Nothing in the data should change when you return it, but leave the pictures out.

--- BEGIN ---

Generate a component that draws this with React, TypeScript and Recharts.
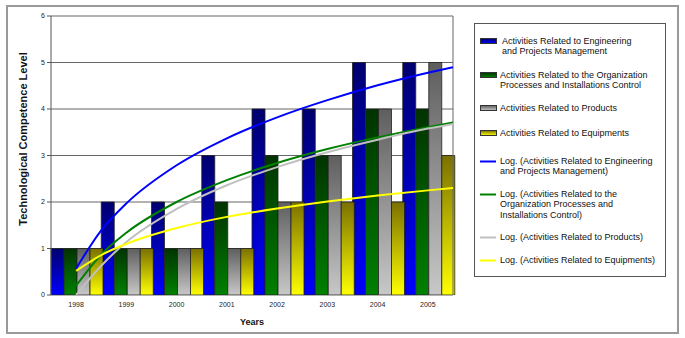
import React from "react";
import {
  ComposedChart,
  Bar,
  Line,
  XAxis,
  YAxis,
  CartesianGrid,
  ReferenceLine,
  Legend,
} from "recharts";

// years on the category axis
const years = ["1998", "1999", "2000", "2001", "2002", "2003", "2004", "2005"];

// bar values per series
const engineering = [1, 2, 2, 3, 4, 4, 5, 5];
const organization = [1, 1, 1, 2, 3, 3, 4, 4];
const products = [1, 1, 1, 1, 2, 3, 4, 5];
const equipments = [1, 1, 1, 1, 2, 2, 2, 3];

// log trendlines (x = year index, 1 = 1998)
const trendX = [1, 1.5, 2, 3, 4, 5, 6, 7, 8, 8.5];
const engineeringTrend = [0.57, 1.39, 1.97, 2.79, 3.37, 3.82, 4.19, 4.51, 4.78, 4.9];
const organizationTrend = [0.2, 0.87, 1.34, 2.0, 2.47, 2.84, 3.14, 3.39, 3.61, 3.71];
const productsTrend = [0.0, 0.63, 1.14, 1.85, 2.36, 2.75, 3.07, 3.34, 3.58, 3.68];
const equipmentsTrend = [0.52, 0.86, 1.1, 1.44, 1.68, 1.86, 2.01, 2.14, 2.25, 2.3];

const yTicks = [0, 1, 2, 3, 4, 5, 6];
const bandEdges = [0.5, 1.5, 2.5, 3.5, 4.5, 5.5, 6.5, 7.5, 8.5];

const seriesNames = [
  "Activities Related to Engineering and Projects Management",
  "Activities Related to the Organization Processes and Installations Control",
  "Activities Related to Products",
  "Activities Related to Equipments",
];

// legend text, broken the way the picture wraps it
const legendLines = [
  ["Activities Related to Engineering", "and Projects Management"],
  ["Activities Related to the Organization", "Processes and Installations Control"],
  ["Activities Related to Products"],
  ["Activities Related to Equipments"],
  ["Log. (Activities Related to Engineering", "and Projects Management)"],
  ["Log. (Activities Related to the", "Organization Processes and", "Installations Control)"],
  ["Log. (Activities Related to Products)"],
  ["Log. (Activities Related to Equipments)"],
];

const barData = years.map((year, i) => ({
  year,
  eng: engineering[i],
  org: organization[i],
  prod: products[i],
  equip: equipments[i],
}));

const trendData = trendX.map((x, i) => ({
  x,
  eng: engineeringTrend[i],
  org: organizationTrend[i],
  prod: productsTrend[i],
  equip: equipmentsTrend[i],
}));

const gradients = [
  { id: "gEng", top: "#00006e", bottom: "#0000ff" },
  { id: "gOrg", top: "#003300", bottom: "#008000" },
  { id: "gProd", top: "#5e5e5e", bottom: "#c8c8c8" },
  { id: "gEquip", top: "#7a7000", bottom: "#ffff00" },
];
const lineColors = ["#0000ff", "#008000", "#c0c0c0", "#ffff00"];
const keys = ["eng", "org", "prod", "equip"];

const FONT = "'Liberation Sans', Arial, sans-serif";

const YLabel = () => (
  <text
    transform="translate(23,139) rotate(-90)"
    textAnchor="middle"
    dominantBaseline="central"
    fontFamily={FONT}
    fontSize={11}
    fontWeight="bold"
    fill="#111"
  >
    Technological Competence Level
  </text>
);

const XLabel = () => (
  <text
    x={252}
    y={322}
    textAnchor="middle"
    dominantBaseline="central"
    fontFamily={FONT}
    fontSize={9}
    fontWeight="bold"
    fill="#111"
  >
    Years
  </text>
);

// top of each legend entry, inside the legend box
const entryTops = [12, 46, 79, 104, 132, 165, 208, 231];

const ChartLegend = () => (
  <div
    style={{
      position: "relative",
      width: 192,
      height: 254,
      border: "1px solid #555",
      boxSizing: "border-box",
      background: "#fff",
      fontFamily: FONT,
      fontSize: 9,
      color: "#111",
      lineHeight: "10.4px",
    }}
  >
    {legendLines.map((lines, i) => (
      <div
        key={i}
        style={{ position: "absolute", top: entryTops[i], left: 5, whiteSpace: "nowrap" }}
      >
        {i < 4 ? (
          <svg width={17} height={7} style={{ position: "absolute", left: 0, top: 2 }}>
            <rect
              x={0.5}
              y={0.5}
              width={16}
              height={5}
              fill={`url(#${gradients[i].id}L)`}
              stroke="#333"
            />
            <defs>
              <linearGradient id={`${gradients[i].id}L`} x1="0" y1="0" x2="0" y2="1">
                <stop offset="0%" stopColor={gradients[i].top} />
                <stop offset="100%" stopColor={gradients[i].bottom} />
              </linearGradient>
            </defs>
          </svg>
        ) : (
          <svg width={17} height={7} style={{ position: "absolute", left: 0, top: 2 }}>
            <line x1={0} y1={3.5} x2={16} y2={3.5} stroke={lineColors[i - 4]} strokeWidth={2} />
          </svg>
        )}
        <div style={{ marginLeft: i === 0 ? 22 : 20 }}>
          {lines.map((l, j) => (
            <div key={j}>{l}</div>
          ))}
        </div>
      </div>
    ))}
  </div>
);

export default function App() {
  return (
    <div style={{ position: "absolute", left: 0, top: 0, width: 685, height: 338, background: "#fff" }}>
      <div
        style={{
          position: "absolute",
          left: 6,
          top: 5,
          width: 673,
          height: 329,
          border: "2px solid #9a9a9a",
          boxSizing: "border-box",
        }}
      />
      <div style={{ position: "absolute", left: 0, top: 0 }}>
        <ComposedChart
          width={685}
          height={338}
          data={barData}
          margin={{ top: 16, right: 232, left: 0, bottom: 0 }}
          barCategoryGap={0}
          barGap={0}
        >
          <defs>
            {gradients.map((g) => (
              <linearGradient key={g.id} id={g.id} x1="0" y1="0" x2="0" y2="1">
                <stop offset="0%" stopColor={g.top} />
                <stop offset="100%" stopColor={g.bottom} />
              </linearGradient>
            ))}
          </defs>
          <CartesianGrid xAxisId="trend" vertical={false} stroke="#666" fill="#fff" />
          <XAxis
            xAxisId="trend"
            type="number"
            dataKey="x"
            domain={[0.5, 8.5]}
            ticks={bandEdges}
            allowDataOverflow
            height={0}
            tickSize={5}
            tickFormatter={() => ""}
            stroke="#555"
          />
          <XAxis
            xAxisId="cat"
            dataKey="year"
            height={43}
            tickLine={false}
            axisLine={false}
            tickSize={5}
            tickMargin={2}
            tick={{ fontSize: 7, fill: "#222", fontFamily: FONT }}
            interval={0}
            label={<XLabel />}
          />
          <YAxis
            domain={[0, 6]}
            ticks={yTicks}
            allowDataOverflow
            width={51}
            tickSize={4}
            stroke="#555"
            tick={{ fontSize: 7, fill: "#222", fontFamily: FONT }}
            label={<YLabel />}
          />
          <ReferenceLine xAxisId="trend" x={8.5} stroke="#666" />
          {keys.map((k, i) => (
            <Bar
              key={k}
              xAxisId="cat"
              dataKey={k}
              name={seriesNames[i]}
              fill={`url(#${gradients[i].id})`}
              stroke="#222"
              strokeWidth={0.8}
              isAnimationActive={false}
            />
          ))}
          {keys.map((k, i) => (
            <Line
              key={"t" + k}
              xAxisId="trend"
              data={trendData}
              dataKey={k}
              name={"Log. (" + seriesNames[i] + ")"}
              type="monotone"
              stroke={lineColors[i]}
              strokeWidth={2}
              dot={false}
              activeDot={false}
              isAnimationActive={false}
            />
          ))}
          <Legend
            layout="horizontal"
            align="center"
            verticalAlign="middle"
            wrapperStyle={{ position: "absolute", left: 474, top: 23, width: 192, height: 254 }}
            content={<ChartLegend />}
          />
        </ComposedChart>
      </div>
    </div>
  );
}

--- END ---

-- THE ANSWER --
Generate a component that draws this with React, TypeScript and Recharts.
import React from "react";
import {
  ComposedChart,
  Bar,
  Line,
  XAxis,
  YAxis,
  CartesianGrid,
  ReferenceLine,
  Legend,
} from "recharts";

// years on the category axis
const years = ["1998", "1999", "2000", "2001", "2002", "2003", "2004", "2005"];

// bar values per series
const engineering = [1, 2, 2, 3, 4, 4, 5, 5];
const organization = [1, 1, 1, 2, 3, 3, 4, 4];
const products = [1, 1, 1, 1, 2, 3, 4, 5];
const equipments = [1, 1, 1, 1, 2, 2, 2, 3];

// log trendlines (x = year index, 1 = 1998)
const trendX = [1, 1.5, 2, 3, 4, 5, 6, 7, 8, 8.5];
const engineeringTrend = [0.57, 1.39, 1.97, 2.79, 3.37, 3.82, 4.19, 4.51, 4.78, 4.9];
const organizationTrend = [0.2, 0.87, 1.34, 2.0, 2.47, 2.84, 3.14, 3.39, 3.61, 3.71];
const productsTrend = [0.0, 0.63, 1.14, 1.85, 2.36, 2.75, 3.07, 3.34, 3.58, 3.68];
const equipmentsTrend = [0.52, 0.86, 1.1, 1.44, 1.68, 1.86, 2.01, 2.14, 2.25, 2.3];

const yTicks = [0, 1, 2, 3, 4, 5, 6];
const bandEdges = [0.5, 1.5, 2.5, 3.5, 4.5, 5.5, 6.5, 7.5, 8.5];

const seriesNames = [
  "Activities Related to Engineering and Projects Management",
  "Activities Related to the Organization Processes and Installations Control",
  "Activities Related to Products",
  "Activities Related to Equipments",
];

// legend text, broken the way the picture wraps it
const legendLines = [
  ["Activities Related to Engineering", "and Projects Management"],
  ["Activities Related to the Organization", "Processes and Installations Control"],
  ["Activities Related to Products"],
  ["Activities Related to Equipments"],
  ["Log. (Activities Related to Engineering", "and Projects Management)"],
  ["Log. (Activities Related to the", "Organization Processes and", "Installations Control)"],
  ["Log. (Activities Related to Products)"],
  ["Log. (Activities Related to Equipments)"],
];

const barData = years.map((year, i) => ({
  year,
  eng: engineering[i],
  org: organization[i],
  prod: products[i],
  equip: equipments[i],
}));

const trendData = trendX.map((x, i) => ({
  x,
  eng: engineeringTrend[i],
  org: organizationTrend[i],
  prod: productsTrend[i],
  equip: equipmentsTrend[i],
}));

const gradients = [
  { id: "gEng", top: "#00006e", bottom: "#0000ff" },
  { id: "gOrg", top: "#003300", bottom: "#008000" },
  { id: "gProd", top: "#5e5e5e", bottom: "#c8c8c8" },
  { id: "gEquip", top: "#7a7000", bottom: "#ffff00" },
];
const lineColors = ["#0000ff", "#008000", "#c0c0c0", "#ffff00"];
const keys = ["eng", "org", "prod", "equip"];

const FONT = "'Liberation Sans', Arial, sans-serif";

const YLabel = () => (
  <text
    transform="translate(23,139) rotate(-90)"
    textAnchor="middle"
    dominantBaseline="central"
    fontFamily={FONT}
    fontSize={11}
    fontWeight="bold"
    fill="#111"
  >
    Technological Competence Level
  </text>
);

const XLabel = () => (
  <text
    x={252}
    y={322}
    textAnchor="middle"
    dominantBaseline="central"
    fontFamily={FONT}
    fontSize={9}
    fontWeight="bold"
    fill="#111"
  >
    Years
  </text>
);

// top of each legend entry, inside the legend box
const entryTops = [12, 46, 79, 104, 132, 165, 208, 231];

const ChartLegend = () => (
  <div
    style={{
      position: "relative",
      width: 192,
      height: 254,
      border: "1px solid #555",
      boxSizing: "border-box",
      background: "#fff",
      fontFamily: FONT,
      fontSize: 9,
      color: "#111",
      lineHeight: "10.4px",
    }}
  >
    {legendLines.map((lines, i) => (
      <div
        key={i}
        style={{ position: "absolute", top: entryTops[i], left: 5, whiteSpace: "nowrap" }}
      >
        {i < 4 ? (
          <svg width={17} height={7} style={{ position: "absolute", left: 0, top: 2 }}>
            <rect
              x={0.5}
              y={0.5}
              width={16}
              height={5}
              fill={`url(#${gradients[i].id}L)`}
              stroke="#333"
            />
            <defs>
              <linearGradient id={`${gradients[i].id}L`} x1="0" y1="0" x2="0" y2="1">
                <stop offset="0%" stopColor={gradients[i].top} />
                <stop offset="100%" stopColor={gradients[i].bottom} />
              </linearGradient>
            </defs>
          </svg>
        ) : (
          <svg width={17} height={7} style={{ position: "absolute", left: 0, top: 2 }}>
            <line x1={0} y1={3.5} x2={16} y2={3.5} stroke={lineColors[i - 4]} strokeWidth={2} />
          </svg>
        )}
        <div style={{ marginLeft: i === 0 ? 22 : 20 }}>
          {lines.map((l, j) => (
            <div key={j}>{l}</div>
          ))}
        </div>
      </div>
    ))}
  </div>
);

export default function App() {
  return (
    <div style={{ position: "absolute", left: 0, top: 0, width: 685, height: 338, background: "#fff" }}>
      <div
        style={{
          position: "absolute",
          left: 6,
          top: 5,
          width: 673,
          height: 329,
          border: "2px solid #9a9a9a",
          boxSizing: "border-box",
        }}
      />
      <div style={{ position: "absolute", left: 0, top: 0 }}>
        <ComposedChart
          width={685}
          height={338}
          data={barData}
          margin={{ top: 16, right: 232, left: 0, bottom: 0 }}
          barCategoryGap={0}
          barGap={0}
        >
          <defs>
            {gradients.map((g) => (
              <linearGradient key={g.id} id={g.id} x1="0" y1="0" x2="0" y2="1">
                <stop offset="0%" stopColor={g.top} />
                <stop offset="100%" stopColor={g.bottom} />
              </linearGradient>
            ))}
          </defs>
          <CartesianGrid xAxisId="trend" vertical={false} stroke="#666" fill="#fff" />
          <XAxis
            xAxisId="trend"
            type="number"
            dataKey="x"
            domain={[0.5, 8.5]}
            ticks={bandEdges}
            allowDataOverflow
            height={0}
            tickSize={5}
            tickFormatter={() => ""}
            stroke="#555"
          />
          <XAxis
            xAxisId="cat"
            dataKey="year"
            height={43}
            tickLine={false}
            axisLine={false}
            tickSize={5}
            tickMargin={2}
            tick={{ fontSize: 7, fill: "#222", fontFamily: FONT }}
            interval={0}
            label={<XLabel />}
          />
          <YAxis
            domain={[0, 6]}
            ticks={yTicks}
            allowDataOverflow
            width={51}
            tickSize={4}
            stroke="#555"
            tick={{ fontSize: 7, fill: "#222", fontFamily: FONT }}
            label={<YLabel />}
          />
          <ReferenceLine xAxisId="trend" x={8.5} stroke="#666" />
          {keys.map((k, i) => (
            <Bar
              key={k}
              xAxisId="cat"
              dataKey={k}
              name={seriesNames[i]}
              fill={`url(#${gradients[i].id})`}
              stroke="#222"
              strokeWidth={0.8}
              isAnimationActive={false}
            />
          ))}
          {keys.map((k, i) => (
            <Line
              key={"t" + k}
              xAxisId="trend"
              data={trendData}
              dataKey={k}
              name={"Log. (" + seriesNames[i] + ")"}
              type="monotone"
              stroke={lineColors[i]}
              strokeWidth={2}
              dot={false}
              activeDot={false}
              isAnimationActive={false}
            />
          ))}
          <Legend
            layout="horizontal"
            align="center"
            verticalAlign="middle"
            wrapperStyle={{ position: "absolute", left: 474, top: 23, width: 192, height: 254 }}
            content={<ChartLegend />}
          />
        </ComposedChart>
      </div>
    </div>
  );
}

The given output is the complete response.